En mettant en scène dans The Idiots (1998) de faux handicapés mentaux, Lars von Trier a posé plus largement la question de la bêtise dans la société et dans l’art. Quand les normes de comportement les plus élémentaires de la vie en commun sont transgressées, quand plus rien ne vient asseoir la légitimité de la pensée, de la raison, le discours se liquéfie, le langage se dilue dans le corps. Une bande de jeunes gens se saisit de cette idée dans un beau quartier de la banlieue de Copenhague et provoque le bourgeois dans les restaurants, les piscines et les parcs. Mais quand il s’agit de faire l’idiot chez eux, dans leur famille ou sur leur lieu de travail, il n’y arrivent pas.
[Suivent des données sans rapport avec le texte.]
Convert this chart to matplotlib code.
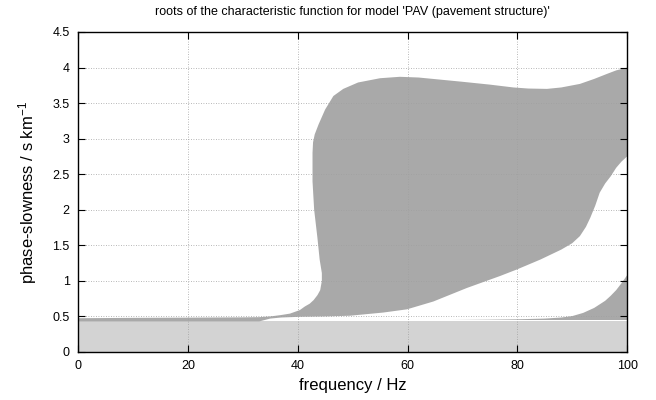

Seule Karen, arrivée par hasard dans le groupe après un terrible deuil, passe à l’acte dans son propre milieu. Elle ne cherche pas à déconstruire le monde, mais son for intérieur, son propre rapport à elle-même. L’audace est incommensurable, l’émotion presque insupportable. Il aura fallu ce moment de chaos, une infinie souffrance, pour re-naitre – avec le risque d’ouvrir un avenir inconnu.
Voici maintenant l’exemple d’un autre film qui prend acte des ambiguités du 21ème siècle, American Fiction (Cord Jefferson, 2023). Un écrivain noir, à l’écriture classique et plutôt confidentielle, décide de produire sous un pseudonyme un roman caricatural, une parodie de tous les stéréotypes qu’on attribue habituellement aux Noirs américains. Ce livre obtient un prodigieux succès auprès des lecteurs blancs, qui y trouvent une marque de vérité et d’authenticité. En réalité cette authenticité n’est que le miroir de leurs préjugés. Que nous le voulions ou non, par la dynamique même du film, nous sommes forcés à une autocritique, un questionnement. Et si, en appréciant ce film, je ne faisais moi-même que contribuer à la tendance voyeuriste de l’homme blanc qui contemple les contradictions dans lesquelles les autres sont empêtrés ? Et si l’extraordinaire talent de ce professeur noir qui imite à la perfection la prétendue langue des ghettos démontrait qu’après tout, la couleur de peau n’est pas sans effet sur le génie littéraire ? Je ne sais plus quoi penser, le film entretient et détruit les préjugés. Il réfute ce qu’il démontre.